## Instructions for the task
Exactly as written, write out the lines below from the first to the one containing "1900, 1950, 2000]", inclusive. Pictures do not belong in the copy.

## Given data

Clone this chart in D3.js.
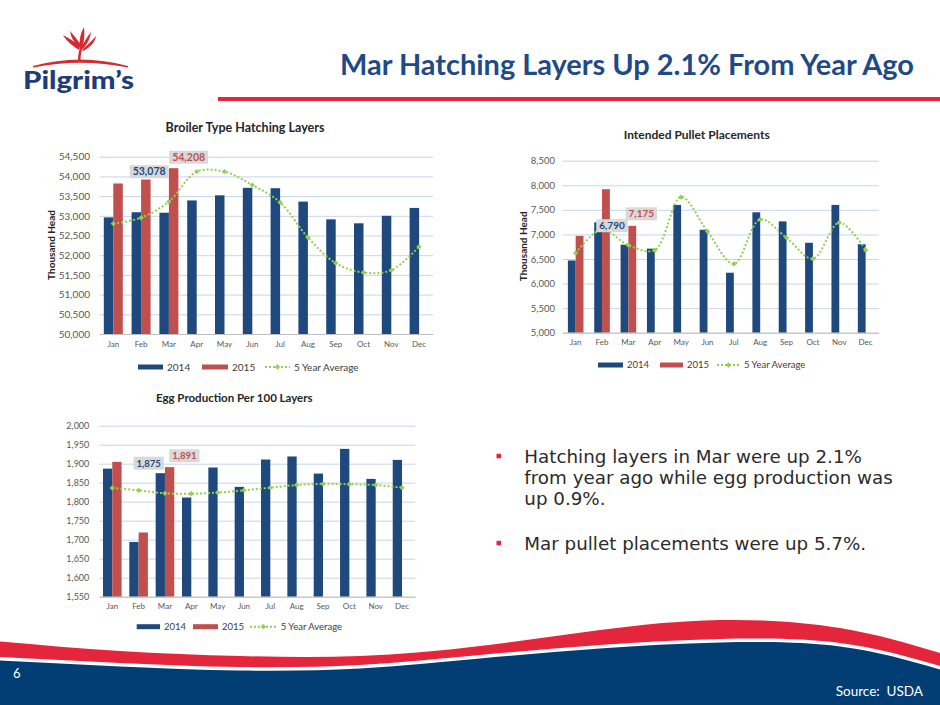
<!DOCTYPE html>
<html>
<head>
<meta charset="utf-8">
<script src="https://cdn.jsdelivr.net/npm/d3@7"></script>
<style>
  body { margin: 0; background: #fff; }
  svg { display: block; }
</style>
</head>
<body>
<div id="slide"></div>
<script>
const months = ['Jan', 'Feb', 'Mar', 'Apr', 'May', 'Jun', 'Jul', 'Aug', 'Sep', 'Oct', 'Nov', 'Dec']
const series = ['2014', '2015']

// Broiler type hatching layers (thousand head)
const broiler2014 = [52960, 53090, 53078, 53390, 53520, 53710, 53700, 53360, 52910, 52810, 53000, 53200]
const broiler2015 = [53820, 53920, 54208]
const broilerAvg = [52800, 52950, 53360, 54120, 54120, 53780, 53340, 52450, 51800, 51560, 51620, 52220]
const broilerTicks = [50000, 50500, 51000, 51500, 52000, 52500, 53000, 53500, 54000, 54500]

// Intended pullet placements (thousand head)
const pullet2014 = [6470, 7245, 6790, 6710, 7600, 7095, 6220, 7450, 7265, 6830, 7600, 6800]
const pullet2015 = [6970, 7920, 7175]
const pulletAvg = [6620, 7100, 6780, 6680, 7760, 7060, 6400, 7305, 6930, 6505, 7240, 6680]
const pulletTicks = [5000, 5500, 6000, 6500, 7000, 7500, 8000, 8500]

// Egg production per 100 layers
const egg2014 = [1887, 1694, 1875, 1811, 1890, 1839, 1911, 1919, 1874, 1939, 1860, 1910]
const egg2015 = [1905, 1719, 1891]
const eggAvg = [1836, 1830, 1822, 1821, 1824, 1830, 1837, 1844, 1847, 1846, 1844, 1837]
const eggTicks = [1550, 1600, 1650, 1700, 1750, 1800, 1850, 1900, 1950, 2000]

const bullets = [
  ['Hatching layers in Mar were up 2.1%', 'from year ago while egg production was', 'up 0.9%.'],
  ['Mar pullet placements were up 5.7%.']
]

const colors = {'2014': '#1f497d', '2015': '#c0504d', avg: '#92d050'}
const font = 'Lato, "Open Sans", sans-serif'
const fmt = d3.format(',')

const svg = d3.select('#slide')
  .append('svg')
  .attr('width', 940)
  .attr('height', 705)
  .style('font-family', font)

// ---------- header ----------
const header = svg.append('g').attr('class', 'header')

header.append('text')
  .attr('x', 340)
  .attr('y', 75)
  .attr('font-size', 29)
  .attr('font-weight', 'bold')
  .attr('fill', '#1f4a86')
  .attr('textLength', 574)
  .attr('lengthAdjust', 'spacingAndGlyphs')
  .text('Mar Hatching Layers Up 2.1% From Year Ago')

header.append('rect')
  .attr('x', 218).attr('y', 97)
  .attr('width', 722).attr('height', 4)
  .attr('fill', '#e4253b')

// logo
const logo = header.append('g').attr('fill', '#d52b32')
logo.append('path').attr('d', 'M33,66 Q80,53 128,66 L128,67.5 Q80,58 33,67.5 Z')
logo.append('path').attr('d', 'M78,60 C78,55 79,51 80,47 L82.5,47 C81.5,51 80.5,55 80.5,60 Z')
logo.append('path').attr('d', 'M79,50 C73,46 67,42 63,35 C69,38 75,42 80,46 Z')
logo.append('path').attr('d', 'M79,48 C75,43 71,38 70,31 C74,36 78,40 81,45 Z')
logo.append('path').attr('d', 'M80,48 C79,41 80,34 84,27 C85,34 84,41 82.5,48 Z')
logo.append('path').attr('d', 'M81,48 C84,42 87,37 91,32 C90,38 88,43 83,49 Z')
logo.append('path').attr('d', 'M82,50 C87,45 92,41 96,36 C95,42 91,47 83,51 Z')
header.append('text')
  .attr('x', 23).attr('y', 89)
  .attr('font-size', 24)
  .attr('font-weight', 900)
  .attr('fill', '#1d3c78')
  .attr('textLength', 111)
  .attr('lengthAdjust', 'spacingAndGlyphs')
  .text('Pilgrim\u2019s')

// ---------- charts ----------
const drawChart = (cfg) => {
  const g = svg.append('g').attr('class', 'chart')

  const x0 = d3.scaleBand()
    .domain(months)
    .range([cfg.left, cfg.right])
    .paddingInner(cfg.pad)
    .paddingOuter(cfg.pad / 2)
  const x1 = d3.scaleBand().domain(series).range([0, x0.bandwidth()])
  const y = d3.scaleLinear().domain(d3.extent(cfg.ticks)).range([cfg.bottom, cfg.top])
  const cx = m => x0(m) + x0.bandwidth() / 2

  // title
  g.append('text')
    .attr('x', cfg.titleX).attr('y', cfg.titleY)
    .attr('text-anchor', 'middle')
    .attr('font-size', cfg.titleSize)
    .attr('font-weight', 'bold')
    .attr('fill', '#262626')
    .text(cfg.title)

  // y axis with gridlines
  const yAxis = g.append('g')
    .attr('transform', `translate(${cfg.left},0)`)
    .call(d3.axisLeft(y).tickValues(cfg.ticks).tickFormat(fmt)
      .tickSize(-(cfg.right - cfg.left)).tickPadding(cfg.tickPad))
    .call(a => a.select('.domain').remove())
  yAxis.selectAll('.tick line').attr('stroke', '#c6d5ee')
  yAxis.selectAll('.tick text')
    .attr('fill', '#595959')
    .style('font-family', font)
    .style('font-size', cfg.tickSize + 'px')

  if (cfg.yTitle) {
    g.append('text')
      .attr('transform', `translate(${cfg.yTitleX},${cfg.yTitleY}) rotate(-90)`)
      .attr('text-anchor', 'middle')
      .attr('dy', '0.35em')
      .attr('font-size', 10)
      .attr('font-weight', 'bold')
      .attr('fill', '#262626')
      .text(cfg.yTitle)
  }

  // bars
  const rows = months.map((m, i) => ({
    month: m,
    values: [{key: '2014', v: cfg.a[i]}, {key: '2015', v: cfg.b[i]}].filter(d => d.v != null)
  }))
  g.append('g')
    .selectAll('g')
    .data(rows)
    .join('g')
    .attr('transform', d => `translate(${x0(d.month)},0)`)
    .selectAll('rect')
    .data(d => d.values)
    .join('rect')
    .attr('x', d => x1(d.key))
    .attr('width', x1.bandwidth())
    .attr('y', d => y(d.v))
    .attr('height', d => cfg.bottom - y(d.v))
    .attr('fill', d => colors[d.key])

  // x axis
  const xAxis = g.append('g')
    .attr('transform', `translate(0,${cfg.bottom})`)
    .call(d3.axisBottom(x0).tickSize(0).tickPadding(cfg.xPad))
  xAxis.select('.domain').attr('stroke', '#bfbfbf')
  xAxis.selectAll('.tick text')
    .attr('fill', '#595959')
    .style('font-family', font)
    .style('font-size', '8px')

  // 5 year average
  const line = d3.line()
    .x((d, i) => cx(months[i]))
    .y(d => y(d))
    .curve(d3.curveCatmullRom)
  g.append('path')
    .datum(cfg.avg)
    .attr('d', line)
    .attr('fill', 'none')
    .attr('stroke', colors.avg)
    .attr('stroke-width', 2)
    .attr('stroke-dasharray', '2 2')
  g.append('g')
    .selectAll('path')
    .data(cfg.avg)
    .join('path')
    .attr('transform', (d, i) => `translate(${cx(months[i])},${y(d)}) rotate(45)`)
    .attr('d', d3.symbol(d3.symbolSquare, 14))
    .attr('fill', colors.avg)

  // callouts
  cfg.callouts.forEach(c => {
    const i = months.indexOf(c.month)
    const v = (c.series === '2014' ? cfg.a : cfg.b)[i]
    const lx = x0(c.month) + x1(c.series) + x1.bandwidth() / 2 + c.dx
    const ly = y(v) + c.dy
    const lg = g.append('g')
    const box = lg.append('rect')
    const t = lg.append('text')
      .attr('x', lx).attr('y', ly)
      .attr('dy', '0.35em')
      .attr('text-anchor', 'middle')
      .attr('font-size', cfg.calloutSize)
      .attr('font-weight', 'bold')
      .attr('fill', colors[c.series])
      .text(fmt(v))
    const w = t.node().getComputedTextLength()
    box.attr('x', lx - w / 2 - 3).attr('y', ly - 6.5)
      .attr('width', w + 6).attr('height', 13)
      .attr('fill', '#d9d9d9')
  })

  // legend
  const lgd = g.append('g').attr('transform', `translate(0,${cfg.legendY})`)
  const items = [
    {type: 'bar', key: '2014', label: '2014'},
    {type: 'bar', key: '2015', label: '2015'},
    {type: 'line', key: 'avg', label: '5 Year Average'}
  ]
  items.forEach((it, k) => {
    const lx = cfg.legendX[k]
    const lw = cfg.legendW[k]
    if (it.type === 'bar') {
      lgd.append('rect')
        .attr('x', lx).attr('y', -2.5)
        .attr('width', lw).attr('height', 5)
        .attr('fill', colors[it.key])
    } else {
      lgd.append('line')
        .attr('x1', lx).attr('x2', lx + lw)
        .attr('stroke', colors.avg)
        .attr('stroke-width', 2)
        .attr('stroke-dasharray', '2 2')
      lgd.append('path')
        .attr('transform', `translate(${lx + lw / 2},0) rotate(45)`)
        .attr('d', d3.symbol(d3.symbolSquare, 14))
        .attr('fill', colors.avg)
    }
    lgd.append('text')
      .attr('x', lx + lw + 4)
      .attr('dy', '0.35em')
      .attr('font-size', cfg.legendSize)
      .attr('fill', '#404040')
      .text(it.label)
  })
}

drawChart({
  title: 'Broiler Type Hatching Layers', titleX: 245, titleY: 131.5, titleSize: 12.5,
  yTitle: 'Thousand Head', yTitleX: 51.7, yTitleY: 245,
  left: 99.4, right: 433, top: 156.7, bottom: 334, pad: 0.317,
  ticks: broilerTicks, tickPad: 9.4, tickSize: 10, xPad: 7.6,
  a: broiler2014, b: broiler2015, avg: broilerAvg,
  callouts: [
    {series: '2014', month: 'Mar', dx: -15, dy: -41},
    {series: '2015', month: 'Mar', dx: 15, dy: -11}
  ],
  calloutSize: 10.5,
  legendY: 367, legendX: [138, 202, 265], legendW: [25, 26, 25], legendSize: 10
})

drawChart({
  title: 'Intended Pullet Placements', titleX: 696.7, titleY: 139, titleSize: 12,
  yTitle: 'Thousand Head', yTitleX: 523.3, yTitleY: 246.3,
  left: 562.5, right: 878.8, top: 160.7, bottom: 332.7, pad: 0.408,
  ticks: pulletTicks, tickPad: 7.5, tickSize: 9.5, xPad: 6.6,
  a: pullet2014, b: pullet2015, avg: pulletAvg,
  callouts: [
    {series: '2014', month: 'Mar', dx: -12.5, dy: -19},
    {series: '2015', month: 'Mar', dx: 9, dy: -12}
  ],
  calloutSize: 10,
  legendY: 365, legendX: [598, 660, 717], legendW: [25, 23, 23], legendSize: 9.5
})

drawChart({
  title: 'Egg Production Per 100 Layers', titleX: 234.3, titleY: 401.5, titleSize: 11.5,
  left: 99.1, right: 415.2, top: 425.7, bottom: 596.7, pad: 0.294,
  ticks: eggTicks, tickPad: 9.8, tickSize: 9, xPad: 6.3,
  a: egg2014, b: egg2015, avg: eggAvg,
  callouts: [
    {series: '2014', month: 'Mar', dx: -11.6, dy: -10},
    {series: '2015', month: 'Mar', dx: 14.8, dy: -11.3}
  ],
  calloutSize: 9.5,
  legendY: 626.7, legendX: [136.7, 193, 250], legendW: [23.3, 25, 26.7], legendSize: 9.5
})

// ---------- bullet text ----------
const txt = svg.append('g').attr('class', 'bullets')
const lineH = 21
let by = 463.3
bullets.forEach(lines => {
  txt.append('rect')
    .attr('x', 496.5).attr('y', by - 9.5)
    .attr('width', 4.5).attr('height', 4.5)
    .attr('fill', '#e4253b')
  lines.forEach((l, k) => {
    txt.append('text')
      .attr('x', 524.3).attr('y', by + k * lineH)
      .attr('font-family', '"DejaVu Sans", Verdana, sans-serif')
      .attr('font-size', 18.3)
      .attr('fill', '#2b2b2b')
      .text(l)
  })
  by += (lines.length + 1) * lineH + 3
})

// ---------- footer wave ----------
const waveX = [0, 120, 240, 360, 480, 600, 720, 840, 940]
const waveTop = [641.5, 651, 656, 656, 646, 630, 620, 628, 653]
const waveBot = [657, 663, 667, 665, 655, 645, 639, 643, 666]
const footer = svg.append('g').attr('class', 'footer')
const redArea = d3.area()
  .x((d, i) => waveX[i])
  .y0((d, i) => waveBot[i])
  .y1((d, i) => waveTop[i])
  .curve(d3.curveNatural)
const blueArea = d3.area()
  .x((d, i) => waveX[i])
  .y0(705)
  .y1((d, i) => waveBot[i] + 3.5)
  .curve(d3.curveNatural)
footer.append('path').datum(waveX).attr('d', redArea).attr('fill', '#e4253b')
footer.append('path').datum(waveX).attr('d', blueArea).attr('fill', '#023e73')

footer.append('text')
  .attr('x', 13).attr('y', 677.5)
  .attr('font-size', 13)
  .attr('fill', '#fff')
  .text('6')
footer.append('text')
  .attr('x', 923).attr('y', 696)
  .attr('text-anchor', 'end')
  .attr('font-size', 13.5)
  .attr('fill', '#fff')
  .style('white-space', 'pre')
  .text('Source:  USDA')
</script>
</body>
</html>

## Task response
Clone this chart in D3.js.
<!DOCTYPE html>
<html>
<head>
<meta charset="utf-8">
<script src="https://cdn.jsdelivr.net/npm/d3@7"></script>
<style>
  body { margin: 0; background: #fff; }
  svg { display: block; }
</style>
</head>
<body>
<div id="slide"></div>
<script>
const months = ['Jan', 'Feb', 'Mar', 'Apr', 'May', 'Jun', 'Jul', 'Aug', 'Sep', 'Oct', 'Nov', 'Dec']
const series = ['2014', '2015']

// Broiler type hatching layers (thousand head)
const broiler2014 = [52960, 53090, 53078, 53390, 53520, 53710, 53700, 53360, 52910, 52810, 53000, 53200]
const broiler2015 = [53820, 53920, 54208]
const broilerAvg = [52800, 52950, 53360, 54120, 54120, 53780, 53340, 52450, 51800, 51560, 51620, 52220]
const broilerTicks = [50000, 50500, 51000, 51500, 52000, 52500, 53000, 53500, 54000, 54500]

// Intended pullet placements (thousand head)
const pullet2014 = [6470, 7245, 6790, 6710, 7600, 7095, 6220, 7450, 7265, 6830, 7600, 6800]
const pullet2015 = [6970, 7920, 7175]
const pulletAvg = [6620, 7100, 6780, 6680, 7760, 7060, 6400, 7305, 6930, 6505, 7240, 6680]
const pulletTicks = [5000, 5500, 6000, 6500, 7000, 7500, 8000, 8500]

// Egg production per 100 layers
const egg2014 = [1887, 1694, 1875, 1811, 1890, 1839, 1911, 1919, 1874, 1939, 1860, 1910]
const egg2015 = [1905, 1719, 1891]
const eggAvg = [1836, 1830, 1822, 1821, 1824, 1830, 1837, 1844, 1847, 1846, 1844, 1837]
const eggTicks = [1550, 1600, 1650, 1700, 1750, 1800, 1850, 1900, 1950, 2000]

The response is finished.